## INSTRUCTIONS FOR THE TASK:
Do not repeat pictures. Repeat exactly the lines of the listing below from its first line through the line with "(title) at (17.85,-0.84)".

##############################

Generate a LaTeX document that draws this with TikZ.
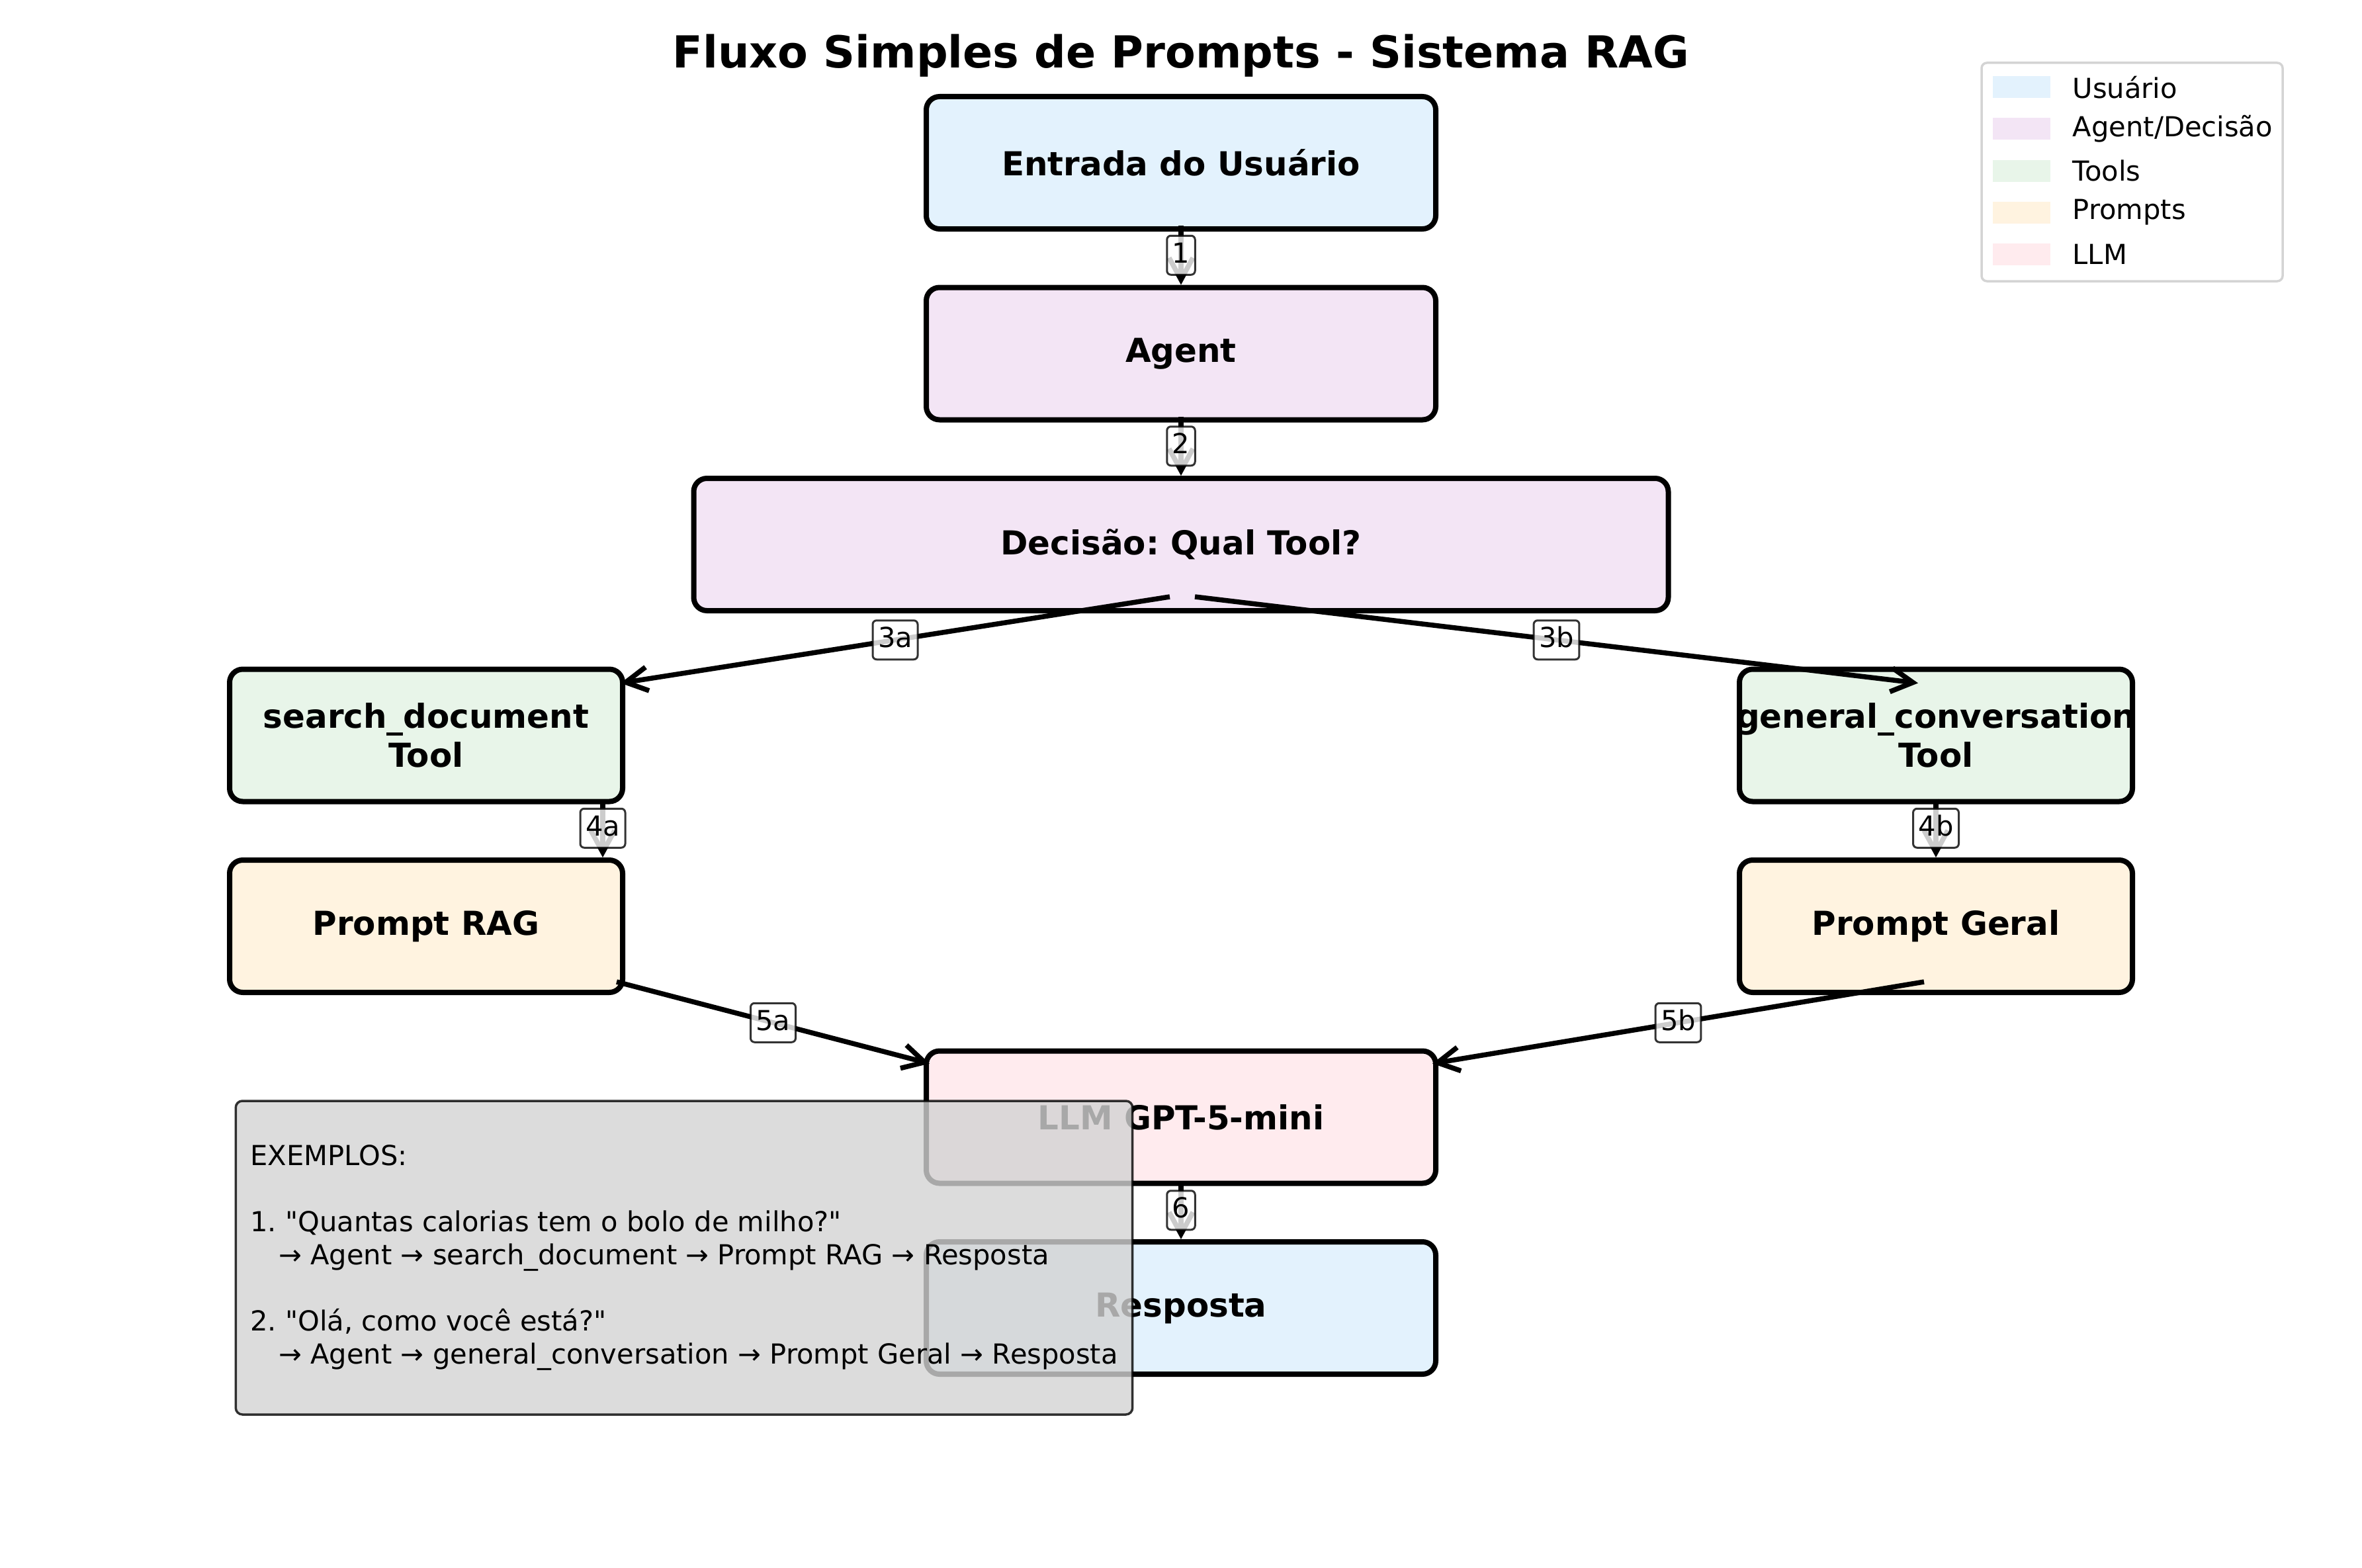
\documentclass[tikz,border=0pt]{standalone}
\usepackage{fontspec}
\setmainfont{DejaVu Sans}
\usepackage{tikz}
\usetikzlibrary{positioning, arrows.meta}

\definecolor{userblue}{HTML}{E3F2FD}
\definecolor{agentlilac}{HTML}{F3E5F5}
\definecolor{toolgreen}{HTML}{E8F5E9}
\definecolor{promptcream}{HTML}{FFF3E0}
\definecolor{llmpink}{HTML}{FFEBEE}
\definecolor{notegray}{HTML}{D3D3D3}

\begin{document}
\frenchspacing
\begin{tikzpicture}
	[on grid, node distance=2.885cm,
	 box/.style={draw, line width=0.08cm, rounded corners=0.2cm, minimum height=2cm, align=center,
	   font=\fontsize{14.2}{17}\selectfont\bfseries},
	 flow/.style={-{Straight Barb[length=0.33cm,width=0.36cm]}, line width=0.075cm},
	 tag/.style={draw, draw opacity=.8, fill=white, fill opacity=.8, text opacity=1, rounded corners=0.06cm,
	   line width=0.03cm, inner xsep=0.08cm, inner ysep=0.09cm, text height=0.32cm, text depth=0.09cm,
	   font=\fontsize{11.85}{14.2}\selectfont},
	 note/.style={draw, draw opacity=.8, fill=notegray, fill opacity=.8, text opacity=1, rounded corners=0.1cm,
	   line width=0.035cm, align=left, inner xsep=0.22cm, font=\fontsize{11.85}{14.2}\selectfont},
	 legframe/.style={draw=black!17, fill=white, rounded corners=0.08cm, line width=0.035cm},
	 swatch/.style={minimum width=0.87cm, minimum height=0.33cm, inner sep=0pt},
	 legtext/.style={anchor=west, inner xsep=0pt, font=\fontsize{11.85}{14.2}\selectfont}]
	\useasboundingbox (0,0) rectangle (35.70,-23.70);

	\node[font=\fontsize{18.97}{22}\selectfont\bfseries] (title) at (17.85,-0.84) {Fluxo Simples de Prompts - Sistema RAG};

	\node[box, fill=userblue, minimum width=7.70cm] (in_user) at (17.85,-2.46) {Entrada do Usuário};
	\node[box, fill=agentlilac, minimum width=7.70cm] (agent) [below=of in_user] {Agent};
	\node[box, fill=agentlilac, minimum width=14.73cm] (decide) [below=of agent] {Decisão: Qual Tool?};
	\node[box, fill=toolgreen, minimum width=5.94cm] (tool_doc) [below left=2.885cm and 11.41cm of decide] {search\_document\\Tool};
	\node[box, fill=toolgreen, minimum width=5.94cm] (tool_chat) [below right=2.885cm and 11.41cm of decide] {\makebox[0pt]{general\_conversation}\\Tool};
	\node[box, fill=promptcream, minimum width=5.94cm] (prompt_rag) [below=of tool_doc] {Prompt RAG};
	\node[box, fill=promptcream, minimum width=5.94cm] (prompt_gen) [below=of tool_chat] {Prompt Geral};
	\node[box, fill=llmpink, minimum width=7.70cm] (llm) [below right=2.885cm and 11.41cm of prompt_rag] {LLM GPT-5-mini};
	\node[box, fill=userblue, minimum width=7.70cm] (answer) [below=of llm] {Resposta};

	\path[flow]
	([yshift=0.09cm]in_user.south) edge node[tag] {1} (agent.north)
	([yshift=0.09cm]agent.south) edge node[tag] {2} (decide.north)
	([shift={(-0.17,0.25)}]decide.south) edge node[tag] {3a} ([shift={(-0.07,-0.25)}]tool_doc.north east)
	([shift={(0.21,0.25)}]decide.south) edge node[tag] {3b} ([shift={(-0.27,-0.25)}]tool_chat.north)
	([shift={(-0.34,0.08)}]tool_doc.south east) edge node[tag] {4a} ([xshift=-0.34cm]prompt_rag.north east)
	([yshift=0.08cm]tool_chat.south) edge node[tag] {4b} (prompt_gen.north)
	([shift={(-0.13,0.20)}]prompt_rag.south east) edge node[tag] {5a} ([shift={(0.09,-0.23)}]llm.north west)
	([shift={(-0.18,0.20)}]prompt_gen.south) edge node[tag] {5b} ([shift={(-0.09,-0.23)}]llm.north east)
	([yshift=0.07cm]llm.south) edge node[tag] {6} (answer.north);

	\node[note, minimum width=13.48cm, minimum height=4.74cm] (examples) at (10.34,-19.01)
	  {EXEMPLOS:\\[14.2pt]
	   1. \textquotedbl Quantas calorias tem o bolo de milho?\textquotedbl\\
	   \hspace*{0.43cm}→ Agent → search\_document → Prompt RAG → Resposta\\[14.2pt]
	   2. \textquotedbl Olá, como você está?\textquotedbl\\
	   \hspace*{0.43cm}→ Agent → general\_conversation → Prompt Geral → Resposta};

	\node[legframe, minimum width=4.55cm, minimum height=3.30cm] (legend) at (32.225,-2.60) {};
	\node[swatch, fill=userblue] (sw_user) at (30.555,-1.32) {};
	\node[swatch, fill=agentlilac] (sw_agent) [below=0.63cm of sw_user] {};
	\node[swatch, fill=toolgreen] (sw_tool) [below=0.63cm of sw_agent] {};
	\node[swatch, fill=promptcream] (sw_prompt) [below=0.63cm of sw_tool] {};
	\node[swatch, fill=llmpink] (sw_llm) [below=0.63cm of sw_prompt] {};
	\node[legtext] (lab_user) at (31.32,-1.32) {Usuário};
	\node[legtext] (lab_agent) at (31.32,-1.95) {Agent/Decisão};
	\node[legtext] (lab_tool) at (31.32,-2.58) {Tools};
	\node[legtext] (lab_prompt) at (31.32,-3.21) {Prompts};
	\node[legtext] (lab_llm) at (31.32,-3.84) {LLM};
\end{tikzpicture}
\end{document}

##############################

## RESPONSE FOR THIS EXERCISE:
Generate a LaTeX document that draws this with TikZ.
\documentclass[tikz,border=0pt]{standalone}
\usepackage{fontspec}
\setmainfont{DejaVu Sans}
\usepackage{tikz}
\usetikzlibrary{positioning, arrows.meta}

\definecolor{userblue}{HTML}{E3F2FD}
\definecolor{agentlilac}{HTML}{F3E5F5}
\definecolor{toolgreen}{HTML}{E8F5E9}
\definecolor{promptcream}{HTML}{FFF3E0}
\definecolor{llmpink}{HTML}{FFEBEE}
\definecolor{notegray}{HTML}{D3D3D3}

\begin{document}
\frenchspacing
\begin{tikzpicture}
	[on grid, node distance=2.885cm,
	 box/.style={draw, line width=0.08cm, rounded corners=0.2cm, minimum height=2cm, align=center,
	   font=\fontsize{14.2}{17}\selectfont\bfseries},
	 flow/.style={-{Straight Barb[length=0.33cm,width=0.36cm]}, line width=0.075cm},
	 tag/.style={draw, draw opacity=.8, fill=white, fill opacity=.8, text opacity=1, rounded corners=0.06cm,
	   line width=0.03cm, inner xsep=0.08cm, inner ysep=0.09cm, text height=0.32cm, text depth=0.09cm,
	   font=\fontsize{11.85}{14.2}\selectfont},
	 note/.style={draw, draw opacity=.8, fill=notegray, fill opacity=.8, text opacity=1, rounded corners=0.1cm,
	   line width=0.035cm, align=left, inner xsep=0.22cm, font=\fontsize{11.85}{14.2}\selectfont},
	 legframe/.style={draw=black!17, fill=white, rounded corners=0.08cm, line width=0.035cm},
	 swatch/.style={minimum width=0.87cm, minimum height=0.33cm, inner sep=0pt},
	 legtext/.style={anchor=west, inner xsep=0pt, font=\fontsize{11.85}{14.2}\selectfont}]
	\useasboundingbox (0,0) rectangle (35.70,-23.70);

	\node[font=\fontsize{18.97}{22}\selectfont\bfseries] (title) at (17.85,-0.84) {Fluxo Simples de Prompts - Sistema RAG};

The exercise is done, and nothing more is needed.